The trail followed the babbling Agua Calliente Creek upstream for another mile, and then began a very solid climb, with a few exceptions, for the rest of the morning. There were great views to the north and initially the temperature wasn’t too bad because much of the trail was in the early morning shadow of the mountain. The vegetation was mostly wiry scrub, but there were sections dominated by huge orange boulders. I carried more water today, determined to be able to drink as much as I wanted, but it added significantly to my pack weight.

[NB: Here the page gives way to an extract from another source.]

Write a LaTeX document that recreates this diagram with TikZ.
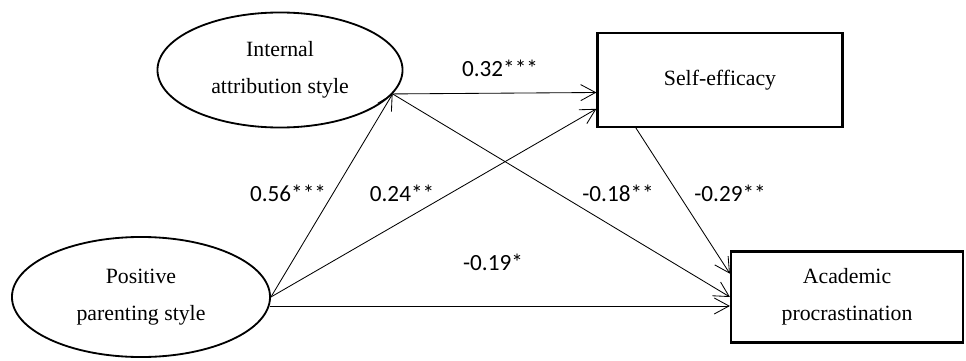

As I neared “Mike’s Place”, a remote house with a water tank dedicated to PCT hikers, I encountered my second rattlesnake. We both recognised each other at the same time, and I made an abrupt halt while the snake rattled for all its worth (a scary sound) as it slowly crawled off the trail. I continued on. After loading four litres of water at Mike’s Place, and encountering two brightly clad Japanese girl PCT hikers, each carrying umbrellas, I continued the climb which reached 5,700 ft. It was tough work and I was drinking a litre every time I stopped (down to hourly). But, as usual, the scenery and views were breathtaking and adequate rewards for the effort.
The balance of the day was spent descending 2,000 ft to where I am now. It was a long day, but the body is coping. No matter how hard the day has been, the evenings so far have been perfect. It is very relaxing having dinner after the tent has been set up, and watching the sun light up the surrounding mountains, before lying down for 9-10 hours of sleep. (One bonus of being perpetually dehydrated is that I don’t have to get up for the loo during the night!)
I may have to detour tomorrow because some of the trail is closed due to fire damage, but I have a backup plan that may involve road-walking to preserve my continuous foot travel to Canada. I know some of my fellow hikers have already skipped sections, but each to his own.